House Prices – Advanced Regression Modeling

This project was developed as part of a graduate data science course and submitted to Kaggle’s House Prices: Advanced Regression Techniques competition. The objective was to predict housing prices using a combination of numeric and categorical features. My final model placed in the top 16th percentile among 4,779 teams.

📊 Objective

Build a predictive regression model to estimate home prices in Ames, Iowa using 79 real estate features. Emphasis was placed on data cleaning, feature engineering, and stacked model performance optimization.

🛠️ Tools & Technologies

Tool	Purpose
Python	Programming language
scikit-learn	Model building, preprocessing, and evaluation
XGBoost	Gradient boosting model
Pandas, NumPy	Data manipulation and exploration
Matplotlib, Seaborn	Visualization tools
Kaggle	Competition platform and dataset source
VS Code	Integrated development environment (IDE)

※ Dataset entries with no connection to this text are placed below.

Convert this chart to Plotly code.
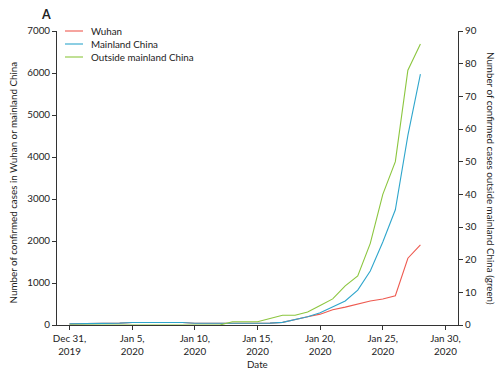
import plotly.graph_objects as go

dates = ["2019-12-31"] + [f"2020-01-{d:02d}" for d in range(1, 29)]

wuhan = [27, 27, 27, 44, 44, 59, 59, 59, 59, 59, 41, 41, 41, 41, 41, 41,
         45, 62, 121, 198, 258, 363, 425, 495, 572, 618, 698, 1590, 1905]
mainland = [27, 27, 27, 44, 44, 59, 59, 59, 59, 59, 41, 41, 41, 41, 41, 41,
            45, 62, 121, 198, 291, 440, 571, 830, 1287, 1975, 2744, 4515, 5974]
outside = [0, 0, 0, 0, 0, 0, 0, 0, 0, 0, 0, 0, 0, 1, 1, 1,
           2, 3, 3, 4, 6, 8, 12, 15, 25, 40, 50, 78, 86]

tick_dates = ["2019-12-31", "2020-01-05", "2020-01-10", "2020-01-15",
              "2020-01-20", "2020-01-25", "2020-01-30"]
tick_text = ["Dec 31,<br>2019", "Jan 5,<br>2020", "Jan 10,<br>2020", "Jan 15,<br>2020",
             "Jan 20,<br>2020", "Jan 25,<br>2020", "Jan 30,<br>2020"]

series_names = ["Wuhan", "Mainland China", "Outside mainland China"]
colors = ["#ee5a50", "#2fa6cc", "#8cc63f"]

FONT = "Lato"
TXT = "#222222"
FS = 9.8

fig = go.Figure()
fig.add_trace(go.Scatter(x=dates, y=wuhan, mode="lines", name=series_names[0],
                         line=dict(color=colors[0], width=1.1), yaxis="y"))
fig.add_trace(go.Scatter(x=dates, y=mainland, mode="lines", name=series_names[1],
                         line=dict(color=colors[1], width=1.1), yaxis="y"))
fig.add_trace(go.Scatter(x=dates, y=outside, mode="lines", name=series_names[2],
                         line=dict(color=colors[2], width=1.1), yaxis="y2"))

axis_common = dict(showgrid=False, zeroline=False, showline=True, linecolor="#333333",
                   linewidth=1, ticks="outside", ticklen=4, tickcolor="#333333",
                   tickfont=dict(family=FONT, size=FS, color=TXT))

PW, PH = 401, 294  # plot area size in px

fig.update_layout(
    width=495, height=364,
    margin=dict(l=49, r=45, t=23, b=47),
    paper_bgcolor="white", plot_bgcolor="white",
    showlegend=False,
    font=dict(family=FONT, size=FS, color=TXT),
    xaxis=dict(range=["2019-12-30", "2020-01-31"], tickvals=tick_dates, ticktext=tick_text,
               **axis_common),
    yaxis=dict(range=[0, 7000], tickvals=[0, 1000, 2000, 3000, 4000, 5000, 6000, 7000],
               **axis_common),
    yaxis2=dict(range=[0, 90], overlaying="y", side="right",
                tickvals=[0, 10, 20, 30, 40, 50, 60, 70, 80, 90], **axis_common),
)

ann = []
ann.append(dict(text="<b>A</b>", xref="paper", yref="paper", x=-11 / PW, y=1 + 16 / PH,
                xanchor="center", yanchor="middle", showarrow=False,
                font=dict(family=FONT, size=12.5, color=TXT)))
ann.append(dict(text="Date", xref="paper", yref="paper", x=0.5, y=-39 / PH,
                xanchor="center", yanchor="middle", showarrow=False,
                font=dict(family=FONT, size=FS, color=TXT)))
ann.append(dict(text="Number of confirmed cases in Wuhan or mainland China",
                xref="paper", yref="paper", x=-44 / PW, y=0.485, textangle=-90,
                xanchor="center", yanchor="middle", showarrow=False,
                font=dict(family=FONT, size=FS, color=TXT)))
ann.append(dict(text="Number of confirmed cases outside mainland China (green)",
                xref="paper", yref="paper", x=1 + 33 / PW, y=0.5, textangle=90,
                xanchor="center", yanchor="middle", showarrow=False,
                font=dict(family=FONT, size=FS, color=TXT)))

# manual legend
shapes = []
for i, (nm, c) in enumerate(zip(series_names, colors)):
    yy = 1.0 - i * 13 / PH
    shapes.append(dict(type="line", xref="paper", yref="paper",
                       x0=8 / PW, x1=26 / PW, y0=yy, y1=yy,
                       line=dict(color=c, width=1.1)))
    ann.append(dict(text=nm, xref="paper", yref="paper", x=32 / PW, y=yy,
                    xanchor="left", yanchor="middle", showarrow=False,
                    font=dict(family=FONT, size=FS, color=TXT)))

fig.update_layout(annotations=ann, shapes=shapes)
fig.write_html("out.html")
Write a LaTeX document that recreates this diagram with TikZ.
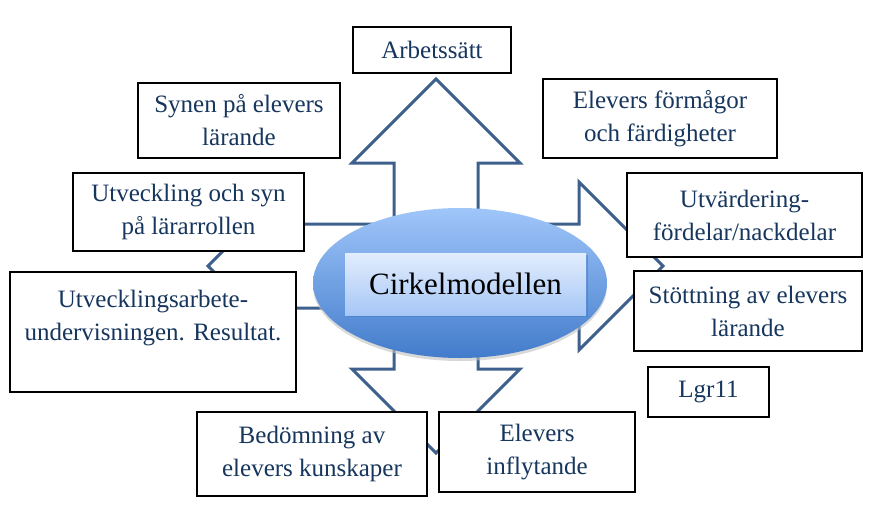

🧾 Modeling Workflow Overview

EDA: Explored skewness, outliers, and feature correlations
Data Cleaning:
- Dropped columns with >47% missing values
- Filled NaNs using column-wise mode or mean
- Applied domain-specific logic for missing basement/garage data
Feature Engineering:
- Created features like TotalSF, BuildingAge, and TotalQual
- Applied an overfit reduction function for low-variance columns
Modeling:
- Built a stacked model using LinearRegression (required) and XGBRegressor
- Encoded categorical features and scaled numeric ones via ColumnTransformer
- Applied log transformation to stabilize target variable distribution
Validation:
- Cross-validated model performance
- Tuned hyperparameters for XGBoost with grid search
Reproducibility:
- All preprocessing steps are handled via pipeline objects
- File paths are platform-independent
- Repo includes train, test, and prediction CSVs for replication

📂 View the full notebook here: House_Prices_Advanced_Regression_Techniques_Stacked_16th_percentile.ipynb

📈 Sample Output

EDA Correlation Matrix

Modeling Pipeline

🧠 Key Insights

Most predictive features included GrLivArea, TotalSF, and OverallQual
Log-transforming the target variable improved accuracy and reduced skew
Pipeline structure ensured consistent preprocessing and reproducible results

🏅 Competition Performance

Metric	Value
Kaggle Score	0.12803 RMSE
Rank	771 out of 4,779
Percentile	Top 16%

🔒 Disclaimer

This project is for academic and portfolio purposes only. All data used is public and anonymized, sourced from Kaggle’s open dataset.